All is not lost for Wall Streeters deprived of their mega-salaries and lavish lifestyles following the financial tsunami that has wiped out so many jobs.

The U.S. government, suddenly at the helm of the financial industry, is swooping in to recruit Wall Street talent now that so many are jobless.

The heyday of the Street is behind it for now. It's a buyers' market, said Michael Karp, chief executive of Options Group, an executive search and consulting firm.

Financial players willing to move a few hours south to Washington, D.C. and take a likely hit to their compensation might find a warm welcome in the U.S. capital.

Several agencies, including the U.S. Securities and Exchange Commission, Federal Reserve and Federal Deposit Insurance Corp, will be recruiting at an April job fair that the New York Society of Security Analysts (NYSSA) is holding for its members.

The idea started in December, after Goldman Sachs and Morgan Stanley and others became bank holding companies, said Alvin Kressler, who was a financial analyst at Lehman Brothers before becoming NYSSA's executive director in 2006.

NYSSA predicted that government agencies would need to beef up their complement of analysts and people with experience in compliance and regulations. The available talent pool is large and growing, with 17,500 securities jobs lost in New York last year, according to the New York State Department of Labor.

NYSSA, whose 11,000 members are primarily financial analysts and portfolio managers, doubled the size of its fair to accommodate demand.

The whole industry is going through a transformation right now, so working for the Fed could be interesting for some, Karp said.

If government becomes one the biggest liquidity providers for all these products, some of these experienced guys might not mind going to work for the government, he said, in reference to the assets the government plans to buy from distressed financial institutions.

The thinking goes that government will need more people who can price these assets and manage portfolios.

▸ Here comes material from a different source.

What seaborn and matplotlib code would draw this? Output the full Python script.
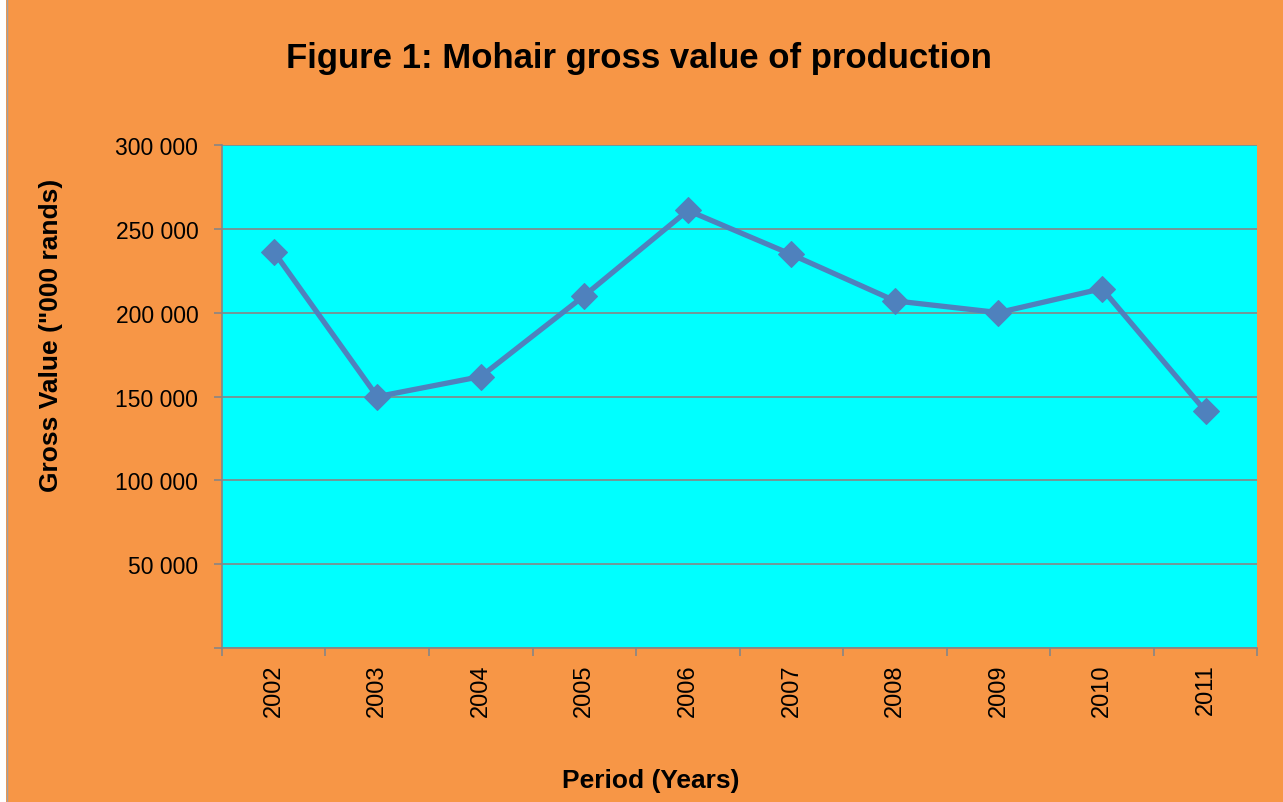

Earlier this month, SEC Chairwoman Mary Schapiro said the Obama administration had requested a 9 percent budget increase in part to beef up the SEC's enforcement staff.

An SEC spokesman said the agency regularly participates in job fairs.


A career detour to government is not without risk.

Wall Street will not forgive that, Wall Street will discount government jobs, said Gustavo Dolfino, president of executive search firm The WhiteRock Group LLC.

It's the mid-level professionals that don't have specific skills that are applicable to a dislocated market that are in fact considering government jobs, Dolfino said.

The very top of the Wall Street heap is either sitting out the storm or going overseas, eschewing jobs in Washington, he added.

What's more, those looking to Washington for a job will have to brace themselves for a big pay cut, headhunters said.

But will the government compensate accordingly compared to Wall Street? The answer is no, Karp said.

An associate director job currently advertised on the SEC's website offers up to $220,808 -- lower than the $300,000 a mid-level Wall Street analyst might command.

These government jobs are most suitable to people under the 'managing director' level, Karp said.

And a seasoned Wall Streeter may encounter culture shock in Washington after the go-go environment in the private sector.

My gut feeling is that this is temporary, Dolfino said. The only thing these people find appealing about government is the security of their paycheck.

Still, a government job can provide experience Wall Street finds valuable, such as regulatory expertise, even if Uncle Sam ultimately hands back control of finance to Wall Street, Kressler said.